> [DATASET EXTRACT]:

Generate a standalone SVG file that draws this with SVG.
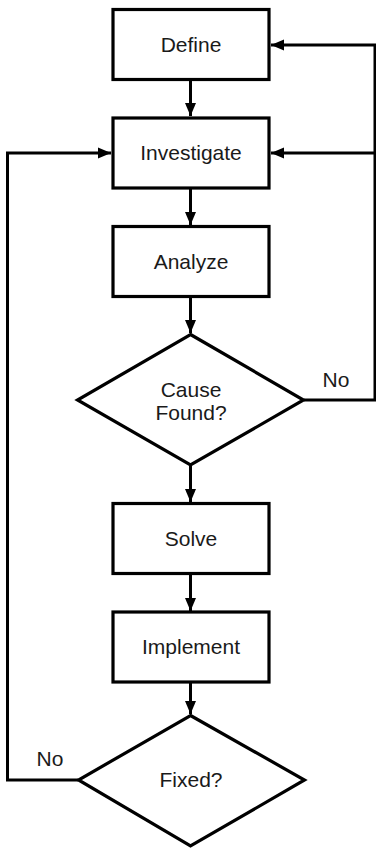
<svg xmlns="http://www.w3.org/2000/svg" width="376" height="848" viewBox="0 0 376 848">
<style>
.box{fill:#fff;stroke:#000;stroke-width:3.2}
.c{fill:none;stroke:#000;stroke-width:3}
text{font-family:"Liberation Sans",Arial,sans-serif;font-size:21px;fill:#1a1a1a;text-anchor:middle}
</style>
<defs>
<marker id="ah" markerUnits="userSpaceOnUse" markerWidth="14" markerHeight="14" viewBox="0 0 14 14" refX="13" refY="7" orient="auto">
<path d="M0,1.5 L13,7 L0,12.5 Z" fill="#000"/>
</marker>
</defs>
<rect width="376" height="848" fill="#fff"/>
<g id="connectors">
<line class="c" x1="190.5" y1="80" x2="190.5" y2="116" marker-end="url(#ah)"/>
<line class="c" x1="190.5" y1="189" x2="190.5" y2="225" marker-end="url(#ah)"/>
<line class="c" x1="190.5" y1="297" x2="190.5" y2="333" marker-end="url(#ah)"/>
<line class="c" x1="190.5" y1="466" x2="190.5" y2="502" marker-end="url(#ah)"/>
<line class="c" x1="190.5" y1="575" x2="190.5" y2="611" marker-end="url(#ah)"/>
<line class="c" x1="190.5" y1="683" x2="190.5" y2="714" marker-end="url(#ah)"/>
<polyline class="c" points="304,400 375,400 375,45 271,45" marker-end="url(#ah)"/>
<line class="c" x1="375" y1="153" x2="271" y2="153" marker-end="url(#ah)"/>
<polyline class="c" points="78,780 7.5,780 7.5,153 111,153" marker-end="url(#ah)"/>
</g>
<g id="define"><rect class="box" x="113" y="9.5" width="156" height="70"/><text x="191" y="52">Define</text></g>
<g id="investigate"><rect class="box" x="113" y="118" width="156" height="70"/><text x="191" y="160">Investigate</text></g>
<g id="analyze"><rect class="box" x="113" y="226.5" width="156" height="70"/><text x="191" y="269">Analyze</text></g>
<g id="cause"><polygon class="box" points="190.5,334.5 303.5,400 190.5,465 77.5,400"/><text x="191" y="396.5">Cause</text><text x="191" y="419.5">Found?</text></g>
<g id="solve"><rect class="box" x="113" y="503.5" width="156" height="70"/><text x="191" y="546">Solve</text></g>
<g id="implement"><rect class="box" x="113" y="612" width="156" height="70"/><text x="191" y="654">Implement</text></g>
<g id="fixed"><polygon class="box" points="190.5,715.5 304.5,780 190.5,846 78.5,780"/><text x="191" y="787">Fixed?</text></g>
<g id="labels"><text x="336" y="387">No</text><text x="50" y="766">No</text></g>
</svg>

> [TASK DIRECTIONS]: Go through the listing above and quote it exactly, apart from its images.

> [TASK ANSWER]:
Generate a standalone SVG file that draws this with SVG.
<svg xmlns="http://www.w3.org/2000/svg" width="376" height="848" viewBox="0 0 376 848">
<style>
.box{fill:#fff;stroke:#000;stroke-width:3.2}
.c{fill:none;stroke:#000;stroke-width:3}
text{font-family:"Liberation Sans",Arial,sans-serif;font-size:21px;fill:#1a1a1a;text-anchor:middle}
</style>
<defs>
<marker id="ah" markerUnits="userSpaceOnUse" markerWidth="14" markerHeight="14" viewBox="0 0 14 14" refX="13" refY="7" orient="auto">
<path d="M0,1.5 L13,7 L0,12.5 Z" fill="#000"/>
</marker>
</defs>
<rect width="376" height="848" fill="#fff"/>
<g id="connectors">
<line class="c" x1="190.5" y1="80" x2="190.5" y2="116" marker-end="url(#ah)"/>
<line class="c" x1="190.5" y1="189" x2="190.5" y2="225" marker-end="url(#ah)"/>
<line class="c" x1="190.5" y1="297" x2="190.5" y2="333" marker-end="url(#ah)"/>
<line class="c" x1="190.5" y1="466" x2="190.5" y2="502" marker-end="url(#ah)"/>
<line class="c" x1="190.5" y1="575" x2="190.5" y2="611" marker-end="url(#ah)"/>
<line class="c" x1="190.5" y1="683" x2="190.5" y2="714" marker-end="url(#ah)"/>
<polyline class="c" points="304,400 375,400 375,45 271,45" marker-end="url(#ah)"/>
<line class="c" x1="375" y1="153" x2="271" y2="153" marker-end="url(#ah)"/>
<polyline class="c" points="78,780 7.5,780 7.5,153 111,153" marker-end="url(#ah)"/>
</g>
<g id="define"><rect class="box" x="113" y="9.5" width="156" height="70"/><text x="191" y="52">Define</text></g>
<g id="investigate"><rect class="box" x="113" y="118" width="156" height="70"/><text x="191" y="160">Investigate</text></g>
<g id="analyze"><rect class="box" x="113" y="226.5" width="156" height="70"/><text x="191" y="269">Analyze</text></g>
<g id="cause"><polygon class="box" points="190.5,334.5 303.5,400 190.5,465 77.5,400"/><text x="191" y="396.5">Cause</text><text x="191" y="419.5">Found?</text></g>
<g id="solve"><rect class="box" x="113" y="503.5" width="156" height="70"/><text x="191" y="546">Solve</text></g>
<g id="implement"><rect class="box" x="113" y="612" width="156" height="70"/><text x="191" y="654">Implement</text></g>
<g id="fixed"><polygon class="box" points="190.5,715.5 304.5,780 190.5,846 78.5,780"/><text x="191" y="787">Fixed?</text></g>
<g id="labels"><text x="336" y="387">No</text><text x="50" y="766">No</text></g>
</svg>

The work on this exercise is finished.